Pilgrimage
To travel without arriving would be as fruitless as arriving without having travelled
It’s always good to feel as if you’re going somewhere- on your own personal pilgrimage through life. The new Archbishop of Canterbury set off from St Paul’s and walked 87 miles in 6 days to Canterbury for her Installation. She walked in the steps of Chaucer’s Pilgrims, no doubt taking her inspiration not from any of the more rumbustious characters, but from the Prioress, “who was very simple and modest in her smiling, and very pleasant and amiable in demeanour.” However, 87miles pales by comparison with the subject of my University thesis- one Robert of Cricklade, who walked from Oxford to Sicily and back in the Twelfth Century– some 3000 miles or so.
My personal Easter pilgrimage was to Lindisfarne on Northumberland’s Holy Isle. (I went by car!) What a magical, spiritual place - the old Abbey, the Church of St Mary, the Pilgrims’ Way which is only accessible at low tide, and the destination of thousands of pilgrims like the Northern Cross ones who arrived on Easter Day having walked for 120 miles or so carrying a heavy cross.

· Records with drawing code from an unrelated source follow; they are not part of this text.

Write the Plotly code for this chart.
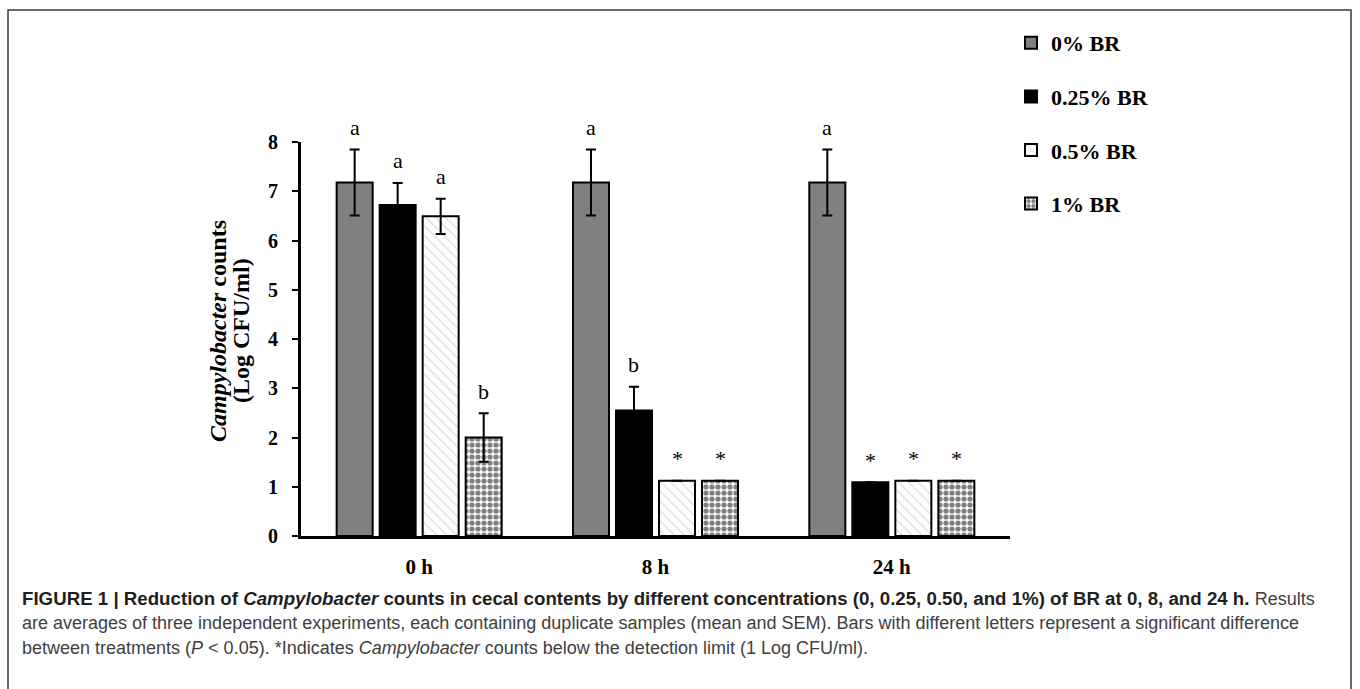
import plotly.graph_objects as go

# ---- data ----
times = ["0 h", "8 h", "24 h"]
series_names = ["0% BR", "0.25% BR", "0.5% BR", "1% BR"]
counts_0 = [7.18, 7.18, 7.18]
counts_025 = [6.72, 2.55, 1.09]
counts_05 = [6.49, 1.12, 1.12]
counts_1 = [2.00, 1.12, 1.12]
sem_0 = [0.67, 0.67, 0.67]
sem_025 = [0.45, 0.48, 0]
sem_05 = [0.36, 0, 0]
sem_1 = [0.49, 0, 0]
letters_0 = ["a", "a", "a"]
letters_025 = ["a", "b", "*"]
letters_05 = ["a", "*", "*"]
letters_1 = ["b", "*", "*"]

W, H = 1360, 689
L, R, T, B = 301, 350, 142, 153
PW, PH = W - L - R, H - T - B

SERIF = "Liberation Serif, Times New Roman, serif"
SANS = "Liberation Sans, Arial, sans-serif"

BARGAP = 0.272
GROUPGAP = 0.163

styles = [
    dict(color="#808080"),
    dict(color="#000000"),
    dict(color="#ffffff", pattern=dict(shape="\\", fgcolor="#a8a8a8", bgcolor="#ffffff",
                                       size=7, solidity=0.15)),
    dict(color="#ffffff", pattern=dict(shape=".", fgcolor="#000000", bgcolor="#ffffff",
                                       size=6, solidity=0.6)),
]
values = [counts_0, counts_025, counts_05, counts_1]
errors = [sem_0, sem_025, sem_05, sem_1]
letters = [letters_0, letters_025, letters_05, letters_1]

fig = go.Figure()
for i, name in enumerate(series_names):
    fig.add_trace(go.Bar(
        name=name, x=times, y=values[i],
        legendgroup=f"g{i}",
        marker=dict(**styles[i], line=dict(color="#000000", width=2)),
        error_y=dict(type="data", array=errors[i], visible=True,
                     color="#000000", thickness=2, width=5),
    ))

# significance letters above each bar
cat_px = PW / len(times)
slot_px = cat_px * (1 - BARGAP) / len(series_names)
annotations = []
for i in range(len(series_names)):
    off = (i - (len(series_names) - 1) / 2) * slot_px
    for j, t in enumerate(times):
        annotations.append(dict(
            x=t, y=values[i][j] + errors[i][j], xref="x", yref="y",
            text=letters[i][j], showarrow=False, xshift=off, yshift=22,
            yanchor="middle", font=dict(family=SERIF, size=22, color="#000000"),
        ))


def px_x(px):
    return (px - L) / PW


def px_y(py):
    return (H - B - py) / PH


# y-axis title (two lines)
annotations.append(dict(
    x=px_x(218), y=px_y(331), xref="paper", yref="paper", showarrow=False,
    text="<b><i>Campylobacter</i> counts</b>", textangle=-90,
    font=dict(family=SERIF, size=24, color="#000000"),
    xanchor="center", yanchor="middle",
))
annotations.append(dict(
    x=px_x(241), y=px_y(331), xref="paper", yref="paper", showarrow=False,
    text="<b>(Log CFU/ml)</b>", textangle=-90,
    font=dict(family=SERIF, size=24, color="#000000"),
    xanchor="center", yanchor="middle",
))

# caption: bold lead-in, regular body text
BODY = "color:#404040;font-size:18px"
caption_lines = [
    "<b>FIGURE 1 | Reduction of <i>Campylobacter</i> counts in cecal contents by different "
    "concentrations (0, 0.25, 0.50, and 1%) of BR at 0, 8, and 24 h.</b> "
    f"<span style='{BODY}'>Results</span>",
    f"<span style='{BODY}'>are averages of three independent experiments, each containing "
    "duplicate samples (mean and SEM). Bars with different letters represent a significant difference</span>",
    f"<span style='{BODY}'>between treatments (<i>P</i> &lt; 0.05). *Indicates "
    "<i>Campylobacter</i> counts below the detection limit (1 Log CFU/ml).</span>",
]
for k, line in enumerate(caption_lines):
    annotations.append(dict(
        x=px_x(20), y=px_y(598 + 25 * k), xref="paper", yref="paper", showarrow=False,
        text=line, xanchor="left", yanchor="middle", align="left",
        font=dict(family=SANS, size=18.7, color="#231f20"),
    ))

fig.update_layout(
    width=W, height=H,
    margin=dict(l=L, r=R, t=T, b=B, autoexpand=False),
    paper_bgcolor="#ffffff", plot_bgcolor="#ffffff",
    barmode="group", bargap=BARGAP, bargroupgap=GROUPGAP,
    showlegend=True,
    legend=dict(
        x=px_x(1011), y=px_y(22), xanchor="left", yanchor="top",
        font=dict(family=SERIF, size=22, color="#000000", weight="bold"),
        tracegroupgap=22, bgcolor="rgba(0,0,0,0)",
    ),
    annotations=annotations,
    shapes=[dict(
        type="rect", xref="paper", yref="paper",
        x0=px_x(8), x1=px_x(1351), y0=px_y(700), y1=px_y(10),
        line=dict(color="#3a3a3a", width=1.5), fillcolor="rgba(0,0,0,0)", layer="below",
    )],
    xaxis=dict(
        type="category", range=[-0.5, 2.5],
        showline=True, linecolor="#000000", linewidth=3,
        ticks="", showgrid=False, zeroline=False,
        tickfont=dict(family=SERIF, size=21, color="#000000", weight="bold"),
        ticklabelstandoff=10,
    ),
    yaxis=dict(
        range=[0, 8], dtick=1, tick0=0,
        showline=True, linecolor="#000000", linewidth=3,
        ticks="outside", ticklen=6, tickwidth=2, tickcolor="#000000",
        showgrid=False, zeroline=False,
        tickfont=dict(family=SERIF, size=20, color="#000000", weight="bold"),
        ticklabelstandoff=10,
    ),
)

fig.write_html("out.html")
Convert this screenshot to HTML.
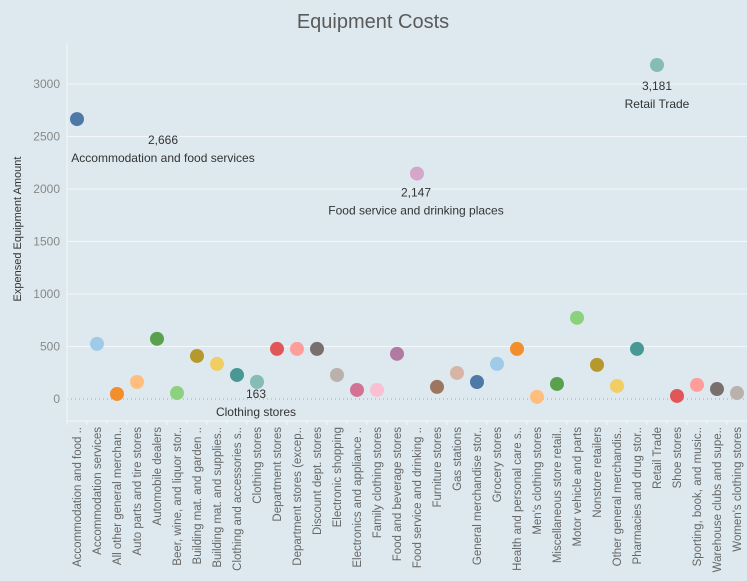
<!DOCTYPE html>
<html><head><meta charset="utf-8"><style>
html,body{margin:0;padding:0;background:#dde9ef;}
svg{display:block;font-family:"Liberation Sans","DejaVu Sans",sans-serif;}
</style></head><body>
<svg id="chart" width="747" height="581" viewBox="0 0 747 581">
<rect width="747" height="581" fill="#dde9ef"/>
<text x="373" y="28" text-anchor="middle" font-size="20" fill="#5a5a5a">Equipment Costs</text>
<text transform="translate(21,229) rotate(-90)" text-anchor="middle" font-size="11" fill="#333">Expensed Equipment Amount</text>
<g id="grid"></g><g id="yticks"></g><g id="xaxis"></g><g id="dots"></g><g id="notes"></g>
</svg>
<script>
const categories=["Accommodation and food ..","Accommodation services","All other general merchan..","Auto parts and tire stores","Automobile dealers","Beer, wine, and liquor stor..","Building mat. and garden ..","Building mat. and supplies..","Clothing and accessories s..","Clothing stores","Department stores","Department stores (excep..","Discount dept. stores","Electronic shopping","Electronics and appliance ..","Family clothing stores","Food and beverage stores","Food service and drinking ..","Furniture stores","Gas stations","General merchandise stor..","Grocery stores","Health and personal care s..","Men's clothing stores","Miscellaneous store retail..","Motor vehicle and parts","Nonstore retailers","Other general merchandis..","Pharmacies and drug stor..","Retail Trade","Shoe stores","Sporting, book, and music..","Warehouse clubs and supe..","Women's clothing stores"];
const values=[2666,525,48,162,573,57,410,334,229,163,477,477,477,229,86,86,430,2147,115,248,162,334,477,20,143,773,325,124,477,3181,29,134,95,57];
const yTicks=[0,500,1000,1500,2000,2500,3000];
const annotations=[{i:0,name:"Accommodation and food services",dx:86,dy:25},{i:9,name:"Clothing stores",dx:-1,dy:16},{i:17,name:"Food service and drinking places",dx:-1,dy:23},{i:29,name:"Retail Trade",dx:0,dy:25}];
const palette=["#4e79a7","#a0cbe8","#f28e2b","#ffbe7d","#59a14f","#8cd17d","#b6992d","#f1ce63","#499894","#86bcb6","#e15759","#ff9d9a","#79706e","#bab0ac","#d37295","#fabfd2","#b07aa1","#d4a6c8","#9d7660","#d7b5a6"];
const NS="http://www.w3.org/2000/svg";
const x0=67,step=20,yZero=399,pxPer=0.105;
const xs=i=>x0+10+i*step;
const ys=v=>yZero-v*pxPer;
function mk(tag,attrs,parent){const e=document.createElementNS(NS,tag);for(const k in attrs)e.setAttribute(k,attrs[k]);parent.appendChild(e);return e;}
const grid=document.getElementById('grid'),yt=document.getElementById('yticks'),xa=document.getElementById('xaxis'),dots=document.getElementById('dots'),notes=document.getElementById('notes');
yTicks.forEach(t=>{
  const y=ys(t);
  const l=mk('line',{x1:x0,x2:747,y1:y,y2:y,stroke:t===0?'#9aa':'#f4f8fa','stroke-width':1,'stroke-dasharray':t===0?'1,3':'none'},grid);
  
  
  const tx=mk('text',{x:60,y:y+4,'text-anchor':'end','font-size':12,fill:'#888'},yt);
  tx.textContent=t;
  
  
});
const ax=mk('line',{x1:x0,x2:x0,y1:43,y2:421,stroke:'#f4f8fa'},grid);


const bx=mk('line',{x1:x0,x2:747,y1:421,y2:421,stroke:'#f4f8fa'},xa);


categories.forEach((c,i)=>{
  const tk=mk('line',{x1:x0+i*step,x2:x0+i*step,y1:421,y2:425,stroke:'#f4f8fa'},xa);
  
  
  const t=mk('text',{transform:`translate(${xs(i)+4},427) rotate(-90)`,'text-anchor':'end','font-size':11.5,fill:'#666'},xa);
  t.textContent=c;
  
  
  const d=mk('circle',{cx:xs(i),cy:ys(values[i]),r:7,fill:palette[i%20]},dots);
  
  
});
annotations.forEach(a=>{
  const cx=xs(a.i)+a.dx,cy=ys(values[a.i])+a.dy;
  const v=mk('text',{x:cx,y:cy,'text-anchor':'middle','font-size':12,fill:'#333'},notes);
  v.textContent=values[a.i].toLocaleString('en-US');
  
  
  const n=mk('text',{x:cx,y:cy+18,'text-anchor':'middle','font-size':12,fill:'#333'},notes);
  n.textContent=a.name;
  
  
});
</script>
</body></html>
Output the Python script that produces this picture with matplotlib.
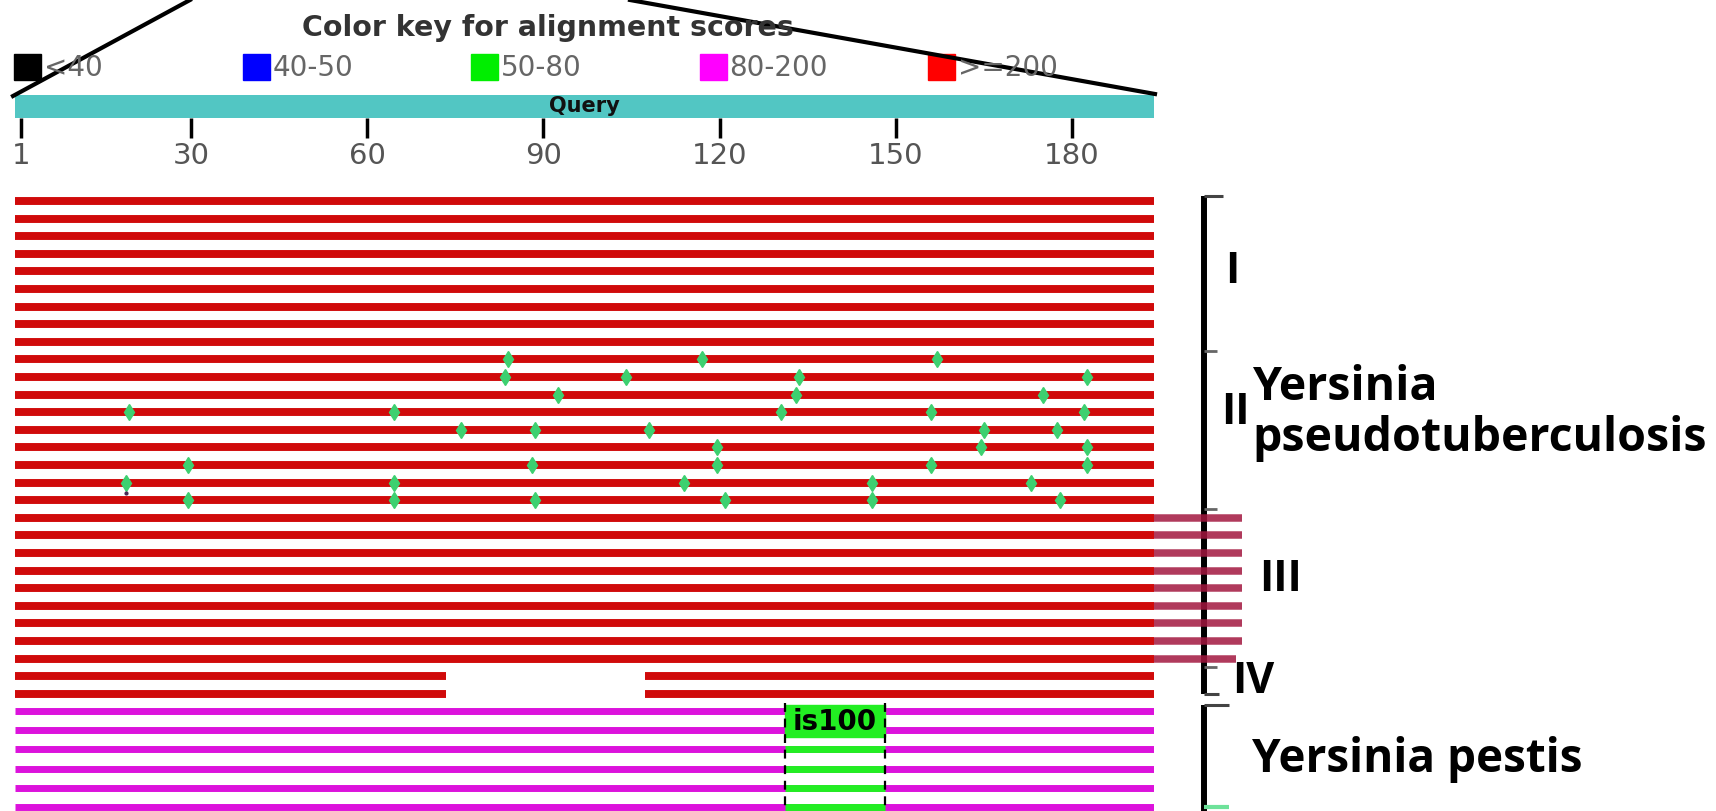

Many years ago I caught a train over the Himalayas from Beijing to Lhasa in Tibet. I was rather ashamed of my easy travel by comparison with the devout Buddhist pilgrims whose life’s work it is to make the sacred journey to the Dalai Llama’s Potala Palace. They come from all over the Buddhist world, walking hundreds perhaps thousands of miles over many years. Every step of the way they prostrate themselves and knock their heads on the ground. All able Muslims are required to go to Mecca once in their lifetimes, and around 3-4 million make it every year for the Hajj; and many thousands of ailing Christians make the long pilgrimage to Santiago de Compostela or Lourdes in the hope of a cure. There are all kinds of moral analogies with pilgrimages- putting yourself through hardship in pursuit of a final, usually religious goal; achieving Heaven, Nirvana, Jannah (Paradise).
But the curious thing about all pilgrims is that they know where they are going- Canterbury, Mecca, Lhasa. You wouldn’t just set off and wander aimlessly around. Perhaps that’s why we like pilgrimages- they give us a sense of direction, of purpose. Not only that, but you rarely hear any account of people travelling back from their pilgrimage destination. It’s the final destination which matters as it was for Bunyan’s Pilgrims progressing towards Heaven.
Life’s like a hurdle race, or perhaps a military assault course. Forward going momentum wins the race. Confucius was of the view that “It does not matter how slow you go, so long as you do not stop. Life is a pilgrimage. The wise man does not rest by the roadside inns.”
President Trump’s blasphemous portrayal of himself as Jesus Christ is beyond tasteless; and attacking the Pope as he did merely because the Pontiff is opposed to war was disgraceful. If he is so devout, perhaps Trump would benefit from a solo pilgrimage. Hairshirted and shoeless a pilgrimage to the far North of Greenland, thence Gaza, Tehran and back via Venezuela would do him a lot good as well as being of great benefit to the rest of the world.